> Directions: Give the listing again exactly, omitting its images.

◇ ◇ ◇ ◇ ◇ ◇ ◇

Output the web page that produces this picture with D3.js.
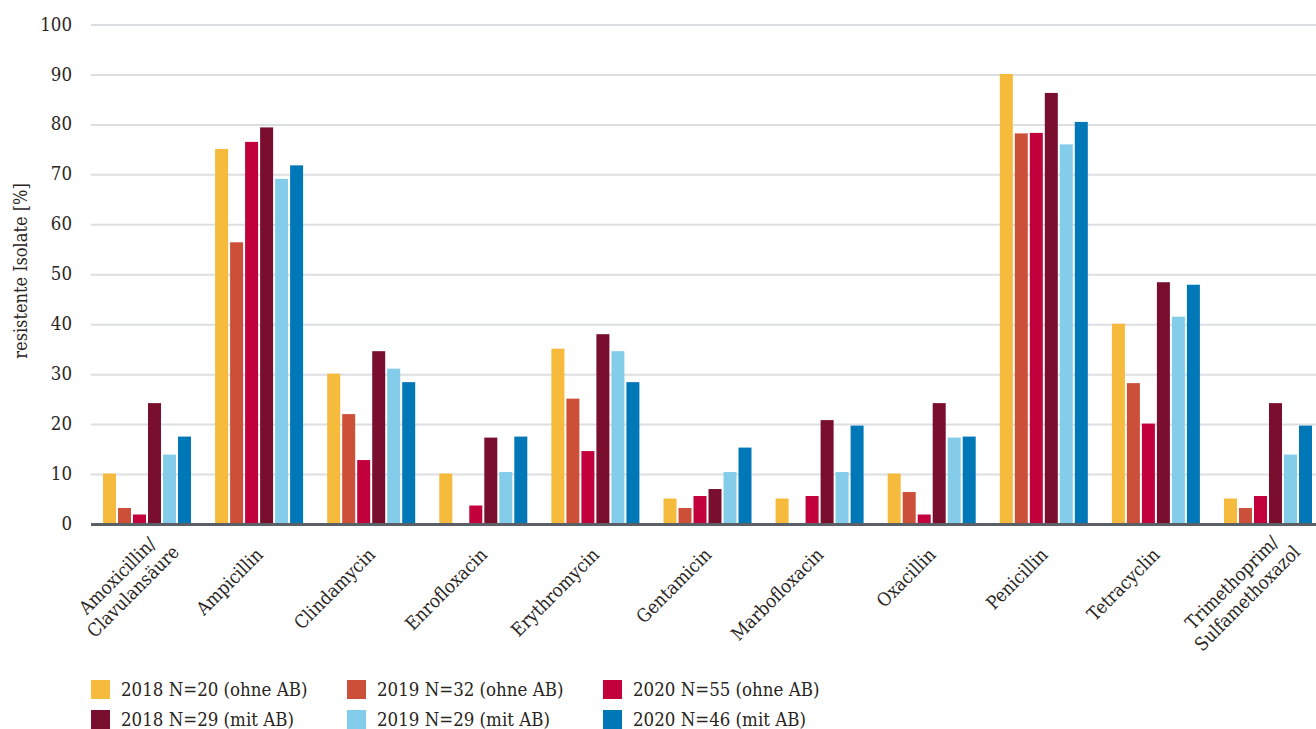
<!DOCTYPE html>
<html>
<head>
<meta charset="utf-8">
<script src="https://cdn.jsdelivr.net/npm/d3@7"></script>
<style>
  body { margin: 0; background: #fff; }
  svg text { font-family: "DejaVu Serif Condensed", "DejaVu Serif", serif; fill: #29251e; }
</style>
</head>
<body>
<div id="chart"></div>
<script>
// antibiotics on the x axis
const categories = [
  ["Amoxicillin/", "Clavulansäure"], ["Ampicillin"], ["Clindamycin"], ["Enrofloxacin"],
  ["Erythromycin"], ["Gentamicin"], ["Marbofloxacin"], ["Oxacillin"], ["Penicillin"],
  ["Tetracyclin"], ["Trimethoprim/", "Sulfamethoxazol"]
];

const seriesNames = [
  "2018 N=20 (ohne AB)", "2019 N=32 (ohne AB)", "2020 N=55 (ohne AB)",
  "2018 N=29 (mit AB)", "2019 N=29 (mit AB)", "2020 N=46 (mit AB)"
];
const seriesColors = ["#f6ba3c", "#cc5038", "#c1003c", "#7a0e2e", "#83cdeb", "#0077b6"];

// resistant isolates in %
const v2018ohne = [10, 75, 30, 10, 35, 5, 5, 10, 90, 40, 5];
const v2019ohne = [3.1, 56.3, 21.9, 0, 25, 3.1, 0, 6.3, 78.1, 28.1, 3.1];
const v2020ohne = [1.8, 76.4, 12.7, 3.6, 14.5, 5.5, 5.5, 1.8, 78.2, 20, 5.5];
const v2018mit = [24.1, 79.3, 34.5, 17.2, 37.9, 6.9, 20.7, 24.1, 86.2, 48.3, 24.1];
const v2019mit = [13.8, 69.0, 31.0, 10.3, 34.5, 10.3, 10.3, 17.2, 75.9, 41.4, 13.8];
const v2020mit = [17.4, 71.7, 28.3, 17.4, 28.3, 15.2, 19.6, 17.4, 80.4, 47.8, 19.6];
const seriesValues = [v2018ohne, v2019ohne, v2020ohne, v2018mit, v2019mit, v2020mit];

const yTicks = [0, 10, 20, 30, 40, 50, 60, 70, 80, 90, 100];
const yTitle = "resistente Isolate [%]";

const W = 1316, H = 729;
const svg = d3.select("#chart").append("svg")
  .attr("width", W).attr("height", H);

const left = 91, step = 112.1;
const x = d3.scaleBand()
  .domain(d3.range(categories.length))
  .range([left, left + step * categories.length]);

const xs = d3.scaleBand()
  .domain(d3.range(seriesNames.length))
  .range([12, 100])
  .paddingInner(2 / 15);

const y = d3.scaleLinear().domain([0, 100]).range([524.5, 25]);

// gridlines
svg.append("g")
  .selectAll("line")
  .data(yTicks.filter(d => d > 0))
  .join("line")
  .attr("x1", left).attr("x2", W)
  .attr("y1", d => y(d)).attr("y2", d => y(d))
  .attr("stroke", "#dcdfe2").attr("stroke-width", 2);

// y tick labels
svg.append("g")
  .selectAll("text")
  .data(yTicks)
  .join("text")
  .attr("x", 72)
  .attr("y", d => y(d))
  .attr("dy", "0.3em")
  .attr("text-anchor", "end")
  .style("font-size", "18.5px")
  .text(d => d);

// y title
svg.append("text")
  .attr("transform", "translate(27,271) rotate(-90)")
  .attr("text-anchor", "middle")
  .style("font-size", "18px")
  .text(yTitle);

// bars
const groups = svg.append("g")
  .selectAll("g")
  .data(categories)
  .join("g")
  .attr("transform", (d, i) => `translate(${x(i)},0)`);

groups.selectAll("rect")
  .data((d, i) => seriesValues.map((vals, s) => ({ s, v: vals[i] })))
  .join("rect")
  .attr("x", d => xs(d.s))
  .attr("width", xs.bandwidth())
  .attr("y", d => y(d.v) - 1)
  .attr("height", d => y(0) - y(d.v) + 1)
  .attr("fill", d => seriesColors[d.s]);

// zero axis line
svg.append("line")
  .attr("x1", left).attr("x2", W)
  .attr("y1", y(0)).attr("y2", y(0))
  .attr("stroke", "#5a6066").attr("stroke-width", 3);

// x labels, rotated
const lineH = 22;
categories.forEach((lines, i) => {
  const cx = x(i) + x.bandwidth() / 2;
  const t = svg.append("text")
    .attr("transform", `translate(${cx + 5},556) rotate(-45)`)
    .style("font-size", "18.5px")
    .attr("text-anchor", "end");
  const spans = lines.map((ln, k) => t.append("tspan")
    .attr("x", 0)
    .attr("y", lines.length > 1 ? (k === 0 ? -4 : -4 + lineH) : 0)
    .text(ln));
  if (lines.length > 1) {
    const lens = spans.map(s => s.node().getComputedTextLength());
    const maxL = d3.max(lens);
    spans.forEach((s, k) => s.attr("x", 22 - (maxL - lens[k]) / 2));
  }
});

// legend
const legend = svg.append("g")
  .selectAll("g")
  .data(seriesNames)
  .join("g")
  .attr("transform", (d, i) => `translate(${91 + (i % 3) * 256},${680 + Math.floor(i / 3) * 30})`);

legend.append("rect")
  .attr("width", 19).attr("height", 19)
  .attr("fill", (d, i) => seriesColors[i]);

legend.append("text")
  .attr("x", 30).attr("y", 16)
  .style("font-size", "18.5px")
  .text(d => d);
</script>
</body>
</html>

◇ ◇ ◇ ◇ ◇ ◇ ◇

> Complete response:
Output the web page that produces this picture with D3.js.
<!DOCTYPE html>
<html>
<head>
<meta charset="utf-8">
<script src="https://cdn.jsdelivr.net/npm/d3@7"></script>
<style>
  body { margin: 0; background: #fff; }
  svg text { font-family: "DejaVu Serif Condensed", "DejaVu Serif", serif; fill: #29251e; }
</style>
</head>
<body>
<div id="chart"></div>
<script>
// antibiotics on the x axis
const categories = [
  ["Amoxicillin/", "Clavulansäure"], ["Ampicillin"], ["Clindamycin"], ["Enrofloxacin"],
  ["Erythromycin"], ["Gentamicin"], ["Marbofloxacin"], ["Oxacillin"], ["Penicillin"],
  ["Tetracyclin"], ["Trimethoprim/", "Sulfamethoxazol"]
];

const seriesNames = [
  "2018 N=20 (ohne AB)", "2019 N=32 (ohne AB)", "2020 N=55 (ohne AB)",
  "2018 N=29 (mit AB)", "2019 N=29 (mit AB)", "2020 N=46 (mit AB)"
];
const seriesColors = ["#f6ba3c", "#cc5038", "#c1003c", "#7a0e2e", "#83cdeb", "#0077b6"];

// resistant isolates in %
const v2018ohne = [10, 75, 30, 10, 35, 5, 5, 10, 90, 40, 5];
const v2019ohne = [3.1, 56.3, 21.9, 0, 25, 3.1, 0, 6.3, 78.1, 28.1, 3.1];
const v2020ohne = [1.8, 76.4, 12.7, 3.6, 14.5, 5.5, 5.5, 1.8, 78.2, 20, 5.5];
const v2018mit = [24.1, 79.3, 34.5, 17.2, 37.9, 6.9, 20.7, 24.1, 86.2, 48.3, 24.1];
const v2019mit = [13.8, 69.0, 31.0, 10.3, 34.5, 10.3, 10.3, 17.2, 75.9, 41.4, 13.8];
const v2020mit = [17.4, 71.7, 28.3, 17.4, 28.3, 15.2, 19.6, 17.4, 80.4, 47.8, 19.6];
const seriesValues = [v2018ohne, v2019ohne, v2020ohne, v2018mit, v2019mit, v2020mit];

const yTicks = [0, 10, 20, 30, 40, 50, 60, 70, 80, 90, 100];
const yTitle = "resistente Isolate [%]";

const W = 1316, H = 729;
const svg = d3.select("#chart").append("svg")
  .attr("width", W).attr("height", H);

const left = 91, step = 112.1;
const x = d3.scaleBand()
  .domain(d3.range(categories.length))
  .range([left, left + step * categories.length]);

const xs = d3.scaleBand()
  .domain(d3.range(seriesNames.length))
  .range([12, 100])
  .paddingInner(2 / 15);

const y = d3.scaleLinear().domain([0, 100]).range([524.5, 25]);

// gridlines
svg.append("g")
  .selectAll("line")
  .data(yTicks.filter(d => d > 0))
  .join("line")
  .attr("x1", left).attr("x2", W)
  .attr("y1", d => y(d)).attr("y2", d => y(d))
  .attr("stroke", "#dcdfe2").attr("stroke-width", 2);

// y tick labels
svg.append("g")
  .selectAll("text")
  .data(yTicks)
  .join("text")
  .attr("x", 72)
  .attr("y", d => y(d))
  .attr("dy", "0.3em")
  .attr("text-anchor", "end")
  .style("font-size", "18.5px")
  .text(d => d);

// y title
svg.append("text")
  .attr("transform", "translate(27,271) rotate(-90)")
  .attr("text-anchor", "middle")
  .style("font-size", "18px")
  .text(yTitle);

// bars
const groups = svg.append("g")
  .selectAll("g")
  .data(categories)
  .join("g")
  .attr("transform", (d, i) => `translate(${x(i)},0)`);

groups.selectAll("rect")
  .data((d, i) => seriesValues.map((vals, s) => ({ s, v: vals[i] })))
  .join("rect")
  .attr("x", d => xs(d.s))
  .attr("width", xs.bandwidth())
  .attr("y", d => y(d.v) - 1)
  .attr("height", d => y(0) - y(d.v) + 1)
  .attr("fill", d => seriesColors[d.s]);

// zero axis line
svg.append("line")
  .attr("x1", left).attr("x2", W)
  .attr("y1", y(0)).attr("y2", y(0))
  .attr("stroke", "#5a6066").attr("stroke-width", 3);

// x labels, rotated
const lineH = 22;
categories.forEach((lines, i) => {
  const cx = x(i) + x.bandwidth() / 2;
  const t = svg.append("text")
    .attr("transform", `translate(${cx + 5},556) rotate(-45)`)
    .style("font-size", "18.5px")
    .attr("text-anchor", "end");
  const spans = lines.map((ln, k) => t.append("tspan")
    .attr("x", 0)
    .attr("y", lines.length > 1 ? (k === 0 ? -4 : -4 + lineH) : 0)
    .text(ln));
  if (lines.length > 1) {
    const lens = spans.map(s => s.node().getComputedTextLength());
    const maxL = d3.max(lens);
    spans.forEach((s, k) => s.attr("x", 22 - (maxL - lens[k]) / 2));
  }
});

// legend
const legend = svg.append("g")
  .selectAll("g")
  .data(seriesNames)
  .join("g")
  .attr("transform", (d, i) => `translate(${91 + (i % 3) * 256},${680 + Math.floor(i / 3) * 30})`);

legend.append("rect")
  .attr("width", 19).attr("height", 19)
  .attr("fill", (d, i) => seriesColors[i]);

legend.append("text")
  .attr("x", 30).attr("y", 16)
  .style("font-size", "18.5px")
  .text(d => d);
</script>
</body>
</html>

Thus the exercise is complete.